Un autre, daté du 23 septembre, retranscrit les instructions du chef des forces armées dans la province du Mazandéran : « Faire face sans pitié, en allant jusqu’à causer la mort, à toute manifestation d’émeutiers. »
La région a été le théâtre d’affrontements meurtriers. D’autres ont eu lieu vendredi dans les territoires déshérités d’Ahvaz (sud-ouest) et du Sistan-et-Baloutchistan (sud-est), où les forces de sécurité ont tiré sur des manifestants caillassant un commissariat.
La réaction de Téhéran à ce soulèvement a débordé des frontières avec les frappes contre le Kurdistan irakien, mercredi.

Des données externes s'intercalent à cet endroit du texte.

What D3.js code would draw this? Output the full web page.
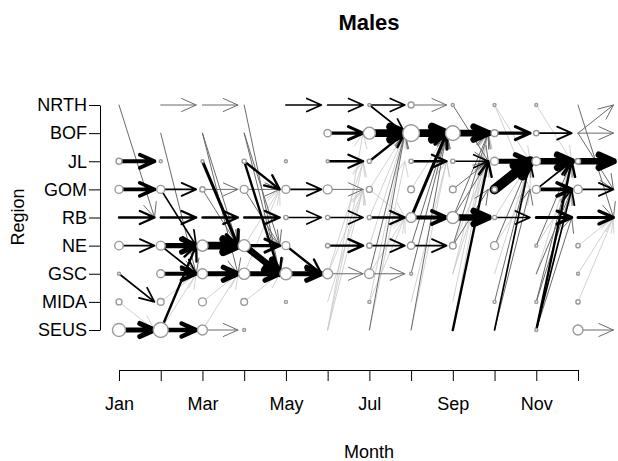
<!DOCTYPE html>
<html>
<head>
<meta charset="utf-8">
<script src="https://cdn.jsdelivr.net/npm/d3@7"></script>
<style>
  html, body { margin: 0; padding: 0; background: #fff; }
  svg { display: block; font-family: "Liberation Sans", Arial, Helvetica, sans-serif; }
</style>
</head>
<body>
<svg id="chart" width="618" height="461"></svg>
<script>
// Monthly movements of tracked males between regions.
const months = ["Jan","Feb","Mar","Apr","May","Jun","Jul","Aug","Sep","Oct","Nov","Dec"];
// regions listed bottom to top
const regions = ["SEUS","MIDA","GSC","NE","RB","GOM","JL","BOF","NRTH"];
// only every other month gets a printed label
const monthTickLabels = ["Jan","","Mar","","May","","Jul","","Sep","","Nov",""];

// individuals seen in a region during a month: [month, region, count]
const residents = [
  [0,"JL",4],[0,"GOM",7],[0,"NE",8],[0,"GSC",1],[0,"MIDA",4],[0,"SEUS",19],
  [1,"JL",1],[1,"GOM",7],[1,"NE",9],[1,"GSC",7],[1,"MIDA",5],[1,"SEUS",25],
  [2,"JL",1],[2,"GOM",3],[2,"NE",14],[2,"GSC",11],[2,"MIDA",7],[2,"SEUS",11],
  [3,"JL",2],[3,"GOM",7],[3,"NE",16],[3,"GSC",14],[3,"MIDA",5],[3,"SEUS",1],
  [4,"JL",1],[4,"GOM",7],[4,"RB",2],[4,"NE",7],[4,"GSC",16],[4,"MIDA",1],
  [5,"BOF",6],[5,"JL",1],[5,"GOM",9],[5,"RB",2],[5,"NE",2],[5,"GSC",11],
  [6,"NRTH",1],[6,"BOF",16],[6,"JL",2],[6,"GOM",4],[6,"RB",2],[6,"NE",3],[6,"GSC",10],[6,"MIDA",1],
  [7,"NRTH",4],[7,"BOF",31],[7,"JL",2],[7,"GOM",5],[7,"RB",11],[7,"NE",6],[7,"GSC",1],
  [8,"NRTH",1],[8,"BOF",24],[8,"JL",2],[8,"GOM",5],[8,"RB",16],[8,"NE",5],
  [9,"NRTH",1],[9,"BOF",5],[9,"JL",7],[9,"GOM",3],[9,"RB",2],[9,"NE",7],[9,"MIDA",1],
  [10,"NRTH",1],[10,"BOF",3],[10,"JL",8],[10,"GOM",7],[10,"NE",1],[10,"MIDA",1],[10,"SEUS",1],
  [11,"JL",3],[11,"GOM",8],[11,"NE",2],[11,"GSC",1],[11,"MIDA",2],[11,"SEUS",11]
];

// movements from one month to the next: [month, from, to, count]
const moves = [
  [0,"NRTH","RB",2],[0,"JL","JL",6],[0,"GOM","GOM",6],[0,"RB","RB",4],[0,"NE","NE",3],
  [0,"GSC","MIDA",3],[0,"MIDA","SEUS",1],[0,"SEUS","SEUS",8],

  [1,"NRTH","NRTH",2],[1,"BOF","GSC",2],[1,"GOM","GOM",3],[1,"GOM","NE",3],[1,"RB","RB",4],
  [1,"NE","NE",8],[1,"NE","GSC",3],[1,"GSC","GSC",6],[1,"MIDA","GSC",1],[1,"SEUS","SEUS",7],
  [1,"SEUS","NE",4],[1,"SEUS","GSC",1],

  [2,"NRTH","NRTH",2],[2,"BOF","NE",2],[2,"BOF","GSC",2],[2,"JL","NE",5],[2,"GOM","GOM",2],
  [2,"GOM","NE",2],[2,"RB","RB",4],[2,"NE","NE",12],[2,"GSC","GSC",8],[2,"MIDA","GSC",1],
  [2,"SEUS","SEUS",2],[2,"SEUS","GSC",1],

  [3,"NRTH","GSC",2],[3,"BOF","GSC",2],[3,"BOF","NE",2],[3,"JL","GOM",4],[3,"JL","GSC",4],
  [3,"GOM","GOM",2],[3,"GOM","NE",2],[3,"RB","RB",4],[3,"NE","NE",5],[3,"NE","GSC",10],
  [3,"GSC","GSC",8],[3,"MIDA","GSC",1],[3,"GSC","GOM",1],[3,"NE","GOM",1],

  [4,"NRTH","NRTH",3],[4,"GOM","GOM",3],[4,"RB","RB",3],[4,"NE","GSC",4],[4,"GSC","GSC",8],

  [5,"NRTH","NRTH",3],[5,"BOF","BOF",5],[5,"JL","JL",4],[5,"GOM","GOM",2],[5,"RB","RB",3],
  [5,"NE","NE",4],[5,"GSC","GSC",2],[5,"SEUS","BOF",1],[5,"SEUS","JL",1],[5,"SEUS","GOM",1],
  [5,"MIDA","GOM",1],[5,"GSC","JL",1],[5,"GSC","GOM",1],

  [6,"NRTH","NRTH",3],[6,"NRTH","BOF",3],[6,"BOF","BOF",12],[6,"JL","BOF",4],[6,"GOM","BOF",1],
  [6,"GOM","RB",1],[6,"RB","RB",4],[6,"NE","NE",3],[6,"GSC","GSC",2],[6,"GSC","BOF",2],
  [6,"SEUS","BOF",2],[6,"MIDA","BOF",1],[6,"NE","BOF",1],[6,"RB","BOF",1],[6,"SEUS","JL",1],
  [6,"MIDA","RB",1],[6,"GSC","RB",1],

  [7,"NRTH","NRTH",2],[7,"BOF","BOF",12],[7,"JL","JL",4],[7,"RB","BOF",5],[7,"RB","RB",6],
  [7,"NE","NE",3],[7,"NE","BOF",2],[7,"GSC","BOF",2],[7,"SEUS","BOF",2],[7,"MIDA","JL",1],
  [7,"GOM","BOF",1],[7,"SEUS","JL",1],

  [8,"NRTH","JL",2],[8,"BOF","BOF",10],[8,"JL","JL",3],[8,"GOM","JL",2],[8,"RB","RB",10],
  [8,"NE","GOM",2],[8,"SEUS","JL",4],[8,"GSC","BOF",1],[8,"MIDA","BOF",1],[8,"NE","JL",1],
  [8,"RB","JL",2],[8,"GSC","JL",1],[8,"SEUS","BOF",1],[8,"RB","BOF",2],[8,"NE","BOF",2],

  [9,"NRTH","JL",1],[9,"NRTH","GOM",1],[9,"BOF","BOF",5],[9,"JL","JL",8],[9,"GOM","JL",15],
  [9,"RB","RB",3],[9,"NE","JL",2],[9,"SEUS","JL",3],[9,"MIDA","JL",2],[9,"SEUS","GOM",2],
  [9,"GSC","JL",1],[9,"NE","GOM",1],[9,"RB","JL",1],

  [10,"NRTH","JL",1],[10,"BOF","BOF",3],[10,"JL","JL",10],[10,"GOM","GOM",6],[10,"GOM","JL",3],
  [10,"RB","RB",5],[10,"NE","JL",2],[10,"SEUS","JL",4],[10,"SEUS","GOM",3],[10,"MIDA","GOM",2],
  [10,"MIDA","JL",2],[10,"GSC","GOM",2],[10,"SEUS","RB",2],[10,"GSC","JL",1],[10,"NE","GOM",1],

  [11,"NRTH","RB",2],[11,"BOF","NRTH",2],[11,"BOF","BOF",2],[11,"BOF","GOM",2],[11,"JL","JL",10],
  [11,"GOM","GOM",3],[11,"RB","RB",5],[11,"SEUS","SEUS",2],[11,"GSC","RB",1],[11,"NE","RB",1],
  [11,"MIDA","RB",1]
];

const svg = d3.select("#chart");

// month index -> x ; region index (1 = bottom) -> y
const x = d3.scaleLinear().domain([0, 11]).range([119, 578]);
const y = d3.scaleLinear().domain([1, 9]).range([330, 105]);
const regionY = r => y(regions.indexOf(r) + 1);

const lineWidth = d3.scaleLinear().domain([1, 2, 15]).range([0.8, 1, 10]);
const lineColor = d3.scaleLinear().domain([1, 2, 3]).range(["#c6c6c6", "#6a6a6a", "#000000"]).clamp(true);
const radius = d3.scaleSqrt().domain([0, 36]).range([0, 9]);

const headLen = 16, headAngle = 24 * Math.PI / 180;
function arrowPath(x0, y0, x1, y1) {
  const a = Math.atan2(y1 - y0, x1 - x0);
  const ax = x1 - headLen * Math.cos(a - headAngle), ay = y1 - headLen * Math.sin(a - headAngle);
  const bx = x1 - headLen * Math.cos(a + headAngle), by = y1 - headLen * Math.sin(a + headAngle);
  return `M${x0},${y0}L${x1},${y1}M${ax},${ay}L${x1},${y1}L${bx},${by}`;
}

// arrows, lightest first so heavy flows sit on top
const arrowData = moves.slice().sort((a, b) => a[3] - b[3]);
svg.append("g").attr("class", "moves")
  .selectAll("path").data(arrowData).join("path")
  .attr("d", d => arrowPath(x(d[0]), regionY(d[1]), x(d[0] + 1 - 0.15), regionY(d[2])))
  .attr("fill", "none")
  .attr("stroke", d => lineColor(d[3]))
  .attr("stroke-width", d => lineWidth(d[3]))
  .attr("stroke-linecap", "round")
  .attr("stroke-linejoin", "round");

// region/month occupancy circles
svg.append("g").attr("class", "residents")
  .selectAll("circle").data(residents).join("circle")
  .attr("cx", d => x(d[0]))
  .attr("cy", d => regionY(d[1]))
  .attr("r", d => radius(d[2]))
  .attr("fill", "#fff")
  .attr("stroke", "#9a9a9a")
  .attr("stroke-width", 1.4);

// axes
const xAxis = d3.axisBottom(x)
  .tickValues(d3.range(12))
  .tickFormat(i => monthTickLabels[i])
  .tickSize(11).tickSizeOuter(0).tickPadding(16);
const gx = svg.append("g").attr("transform", "translate(0,370)").call(xAxis);

const yAxis = d3.axisLeft(y)
  .tickValues(d3.range(1, 10))
  .tickFormat(i => regions[i - 1])
  .tickSize(11).tickSizeOuter(0).tickPadding(2);
const gy = svg.append("g").attr("transform", "translate(100,0)").call(yAxis);

[gx, gy].forEach(g => {
  g.selectAll("path, line").attr("stroke", "#000").attr("stroke-width", 1);
  g.selectAll("text").attr("fill", "#000").style("font-size", "18px")
    .style("font-family", '"Liberation Sans", Arial, sans-serif');
});

// titles
svg.append("text").attr("x", 369).attr("y", 30).attr("text-anchor", "middle")
  .style("font-size", "22px").style("font-weight", "bold").text("Males");
svg.append("text").attr("x", 369).attr("y", 458).attr("text-anchor", "middle")
  .style("font-size", "18px").text("Month");
svg.append("text").attr("transform", "translate(24,217) rotate(-90)").attr("text-anchor", "middle")
  .style("font-size", "18px").text("Region");
</script>
</body>
</html>
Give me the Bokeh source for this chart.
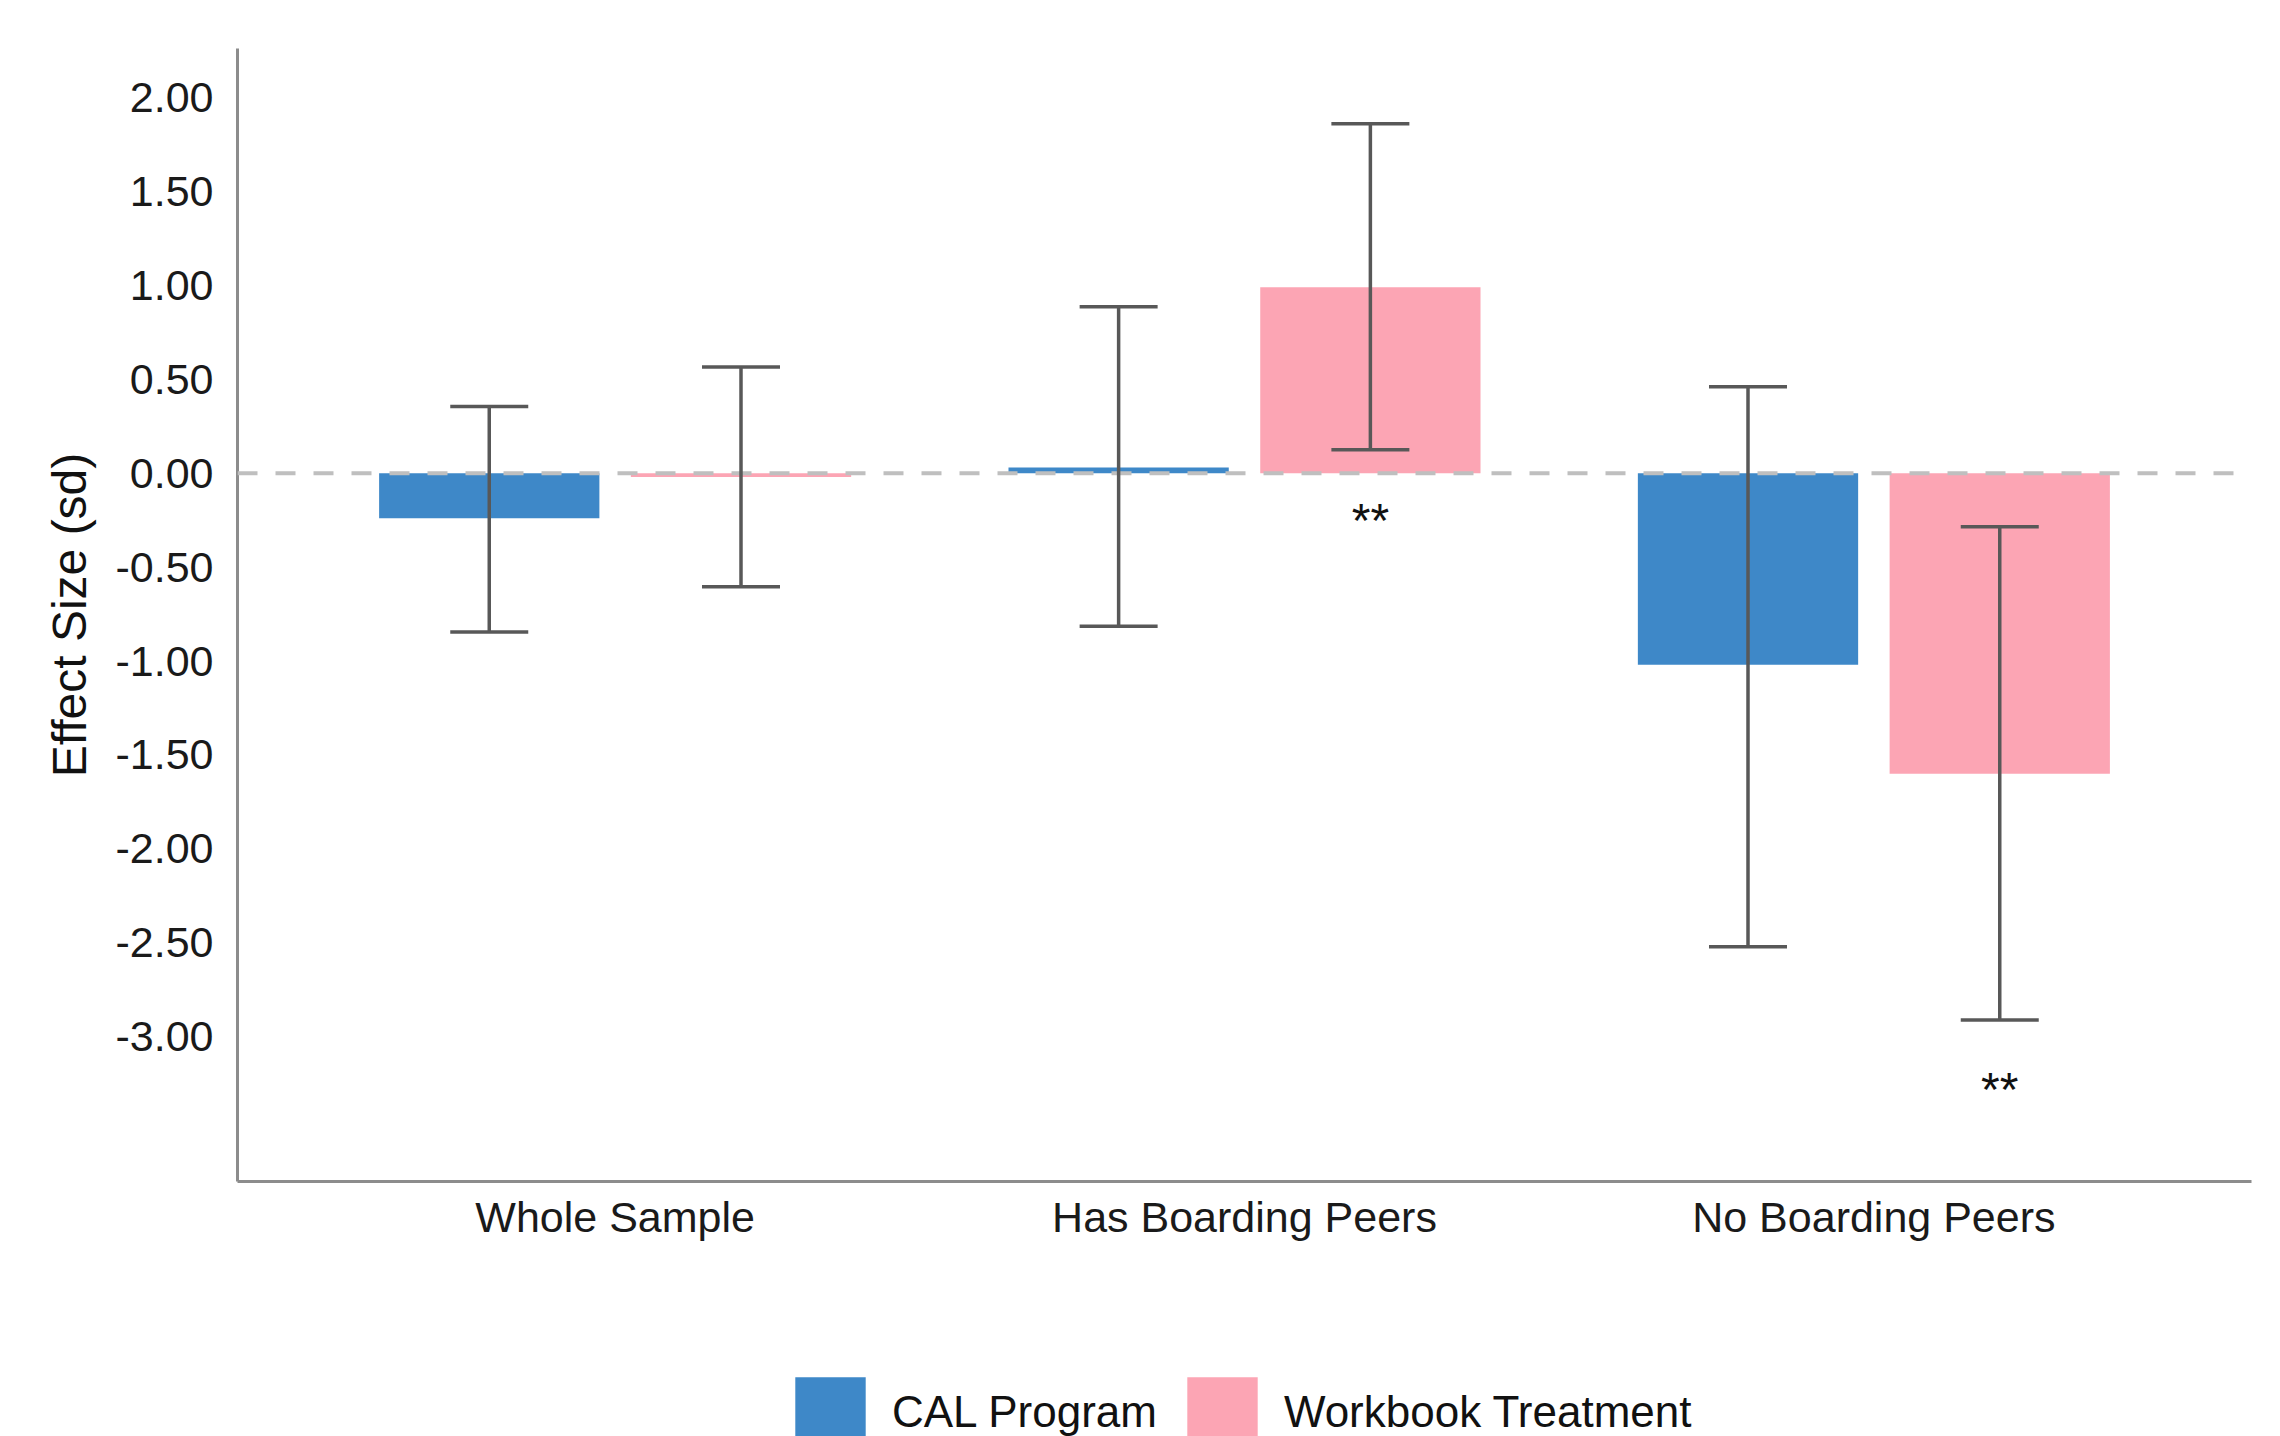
from bokeh.plotting import figure
from bokeh.layouts import column
from bokeh.models import (ColumnDataSource, Range1d, FixedTicker, PrintfTickFormatter,
                          Whisker, TeeHead, Span, Legend, LegendItem)
from bokeh.embed import file_html
from bokeh.resources import INLINE
from bokeh.core.properties import value

# ---- data ----
categories = ["Whole Sample", "Has Boarding Peers", "No Boarding Peers"]
series_names = ["CAL Program", "Workbook Treatment"]

cal_effect = [-0.24, 0.03, -1.02]
cal_lower = [-0.845, -0.815, -2.52]
cal_upper = [0.355, 0.885, 0.46]

wb_effect = [-0.02, 0.99, -1.60]
wb_lower = [-0.605, 0.125, -2.91]
wb_upper = [0.565, 1.86, -0.285]

wb_stars = ["", "**", "**"]
wb_star_y = [0.0, -0.25, -3.28]

y_ticks = [2.0, 1.5, 1.0, 0.5, 0.0, -0.5, -1.0, -1.5, -2.0, -2.5, -3.0]

# ---- styling ----
FONT = "Liberation Sans"
BLUE = "#3E88C8"
PINK = "#FCA5B4"
ERR = "#585858"
colors = [BLUE, PINK]

cat_pos = [i + 1 for i in range(len(categories))]
off = 0.2
bar_w = 0.35

cal_src = ColumnDataSource(dict(
    x=[c - off for c in cat_pos], top=cal_effect, lower=cal_lower, upper=cal_upper))
wb_src = ColumnDataSource(dict(
    x=[c + off for c in cat_pos], top=wb_effect, lower=wb_lower, upper=wb_upper))
sources = [cal_src, wb_src]

star_idx = [i for i, s in enumerate(wb_stars) if s]
star_src = ColumnDataSource(dict(
    x=[cat_pos[i] + off for i in star_idx],
    y=[wb_star_y[i] for i in star_idx],
    t=[wb_stars[i] for i in star_idx]))

p = figure(width=2280, height=1300, output_backend="svg", toolbar_location=None,
           x_range=Range1d(0.4, 3.6), y_range=Range1d(-3.77, 2.26),
           min_border_left=237, min_border_right=29, min_border_top=48,
           min_border_bottom=119)

p.outline_line_color = None
p.xgrid.grid_line_color = None
p.ygrid.grid_line_color = None
p.background_fill_color = "white"
p.border_fill_color = "white"

for src, col in zip(sources, colors):
    p.vbar(x="x", top="top", bottom=0, width=bar_w, source=src,
           fill_color=col, line_color=None)

zero = Span(location=0, dimension="width", line_color="#BFBFBF",
            line_width=4, line_dash="20 18", level="annotation")
p.add_layout(zero)

for src in sources:
    w = Whisker(source=src, base="x", upper="upper", lower="lower",
                line_color=ERR, line_width=3.5, level="annotation",
                upper_head=TeeHead(size=78, line_color=ERR, line_width=3.5),
                lower_head=TeeHead(size=78, line_color=ERR, line_width=3.5))
    p.add_layout(w)

p.text(x="x", y="y", text="t", source=star_src, text_align="center",
       text_baseline="middle", text_font=value(FONT), text_font_size="48px",
       text_color="#111111")

# axes
p.xaxis.ticker = FixedTicker(ticks=cat_pos)
p.xaxis.major_label_overrides = {c: n for c, n in zip(cat_pos, categories)}
p.yaxis.ticker = FixedTicker(ticks=y_ticks)
p.yaxis.formatter = PrintfTickFormatter(format="%.2f")
p.yaxis.axis_label = "Effect Size (sd)"

for ax in (p.xaxis[0], p.yaxis[0]):
    ax.axis_line_color = "#8C8C8C"
    ax.axis_line_width = 3
    ax.major_tick_line_color = None
    ax.minor_tick_line_color = None
    ax.major_label_text_font = FONT
    ax.major_label_text_font_size = "43px"
    ax.major_label_text_color = "#1A1A1A"
p.yaxis.major_label_standoff = 18
p.xaxis.major_label_standoff = 5

p.yaxis.axis_label_text_font = FONT
p.yaxis.axis_label_text_font_size = "48px"
p.yaxis.axis_label_text_font_style = "normal"
p.yaxis.axis_label_text_color = "#111111"
p.yaxis.axis_label_standoff = 16

# ---- legend strip below the chart (its ranges keep the bars out of view) ----
leg = figure(width=2280, height=136, output_backend="svg", toolbar_location=None,
             x_range=Range1d(100, 101), y_range=Range1d(100, 101),
             x_axis_location=None, y_axis_location=None,
             min_border_left=0, min_border_right=0, min_border_top=0,
             min_border_bottom=0)
leg.outline_line_color = None
leg.xgrid.grid_line_color = None
leg.ygrid.grid_line_color = None

items = []
for name, src, col in zip(series_names, sources, colors):
    r = leg.vbar(x="x", top="top", bottom=0, width=bar_w, source=src,
                 fill_color=col, line_color=None)
    items.append(LegendItem(label=name, renderers=[r]))

legend = Legend(items=items, location=(549, -20), orientation="horizontal",
                glyph_width=88, glyph_height=88, padding=0, margin=0,
                spacing=21, label_standoff=18,
                label_text_font=FONT, label_text_font_size="44px",
                label_text_color="#111111",
                border_line_alpha=0, background_fill_alpha=0)
leg.add_layout(legend)

layout = column(p, leg, spacing=0)
open("out.html", "w").write(file_html(layout, INLINE))
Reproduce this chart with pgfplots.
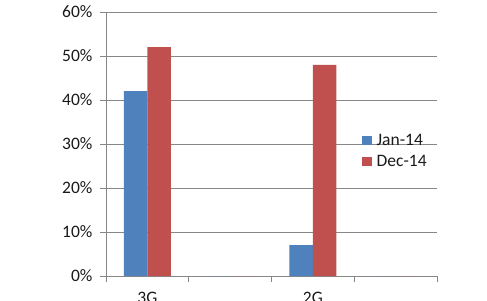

Dans un communiqué diffusé jeudi soir, les Gardiens de la révolution, armée parallèle dont la fonction est de protéger le régime, ont déclaré « avoir lancé une série d’opérations contre les bases et les quartiers généraux des terroristes dans le nord de l’Irak ». « Ces opérations se poursuivront jusqu’à ce que les groupes terroristes soient désarmés », ont-ils assuré, accusant ces groupes « d’attaquer et d’infiltrer l’Iran pour semer l’insécurité et les émeutes et répandre l’agitation ». Cette attaque de missiles et de drones, qui a fait au moins 13 morts, dont un ressortissant américain, a été fermement condamnée par les Européens et les Etats-Unis.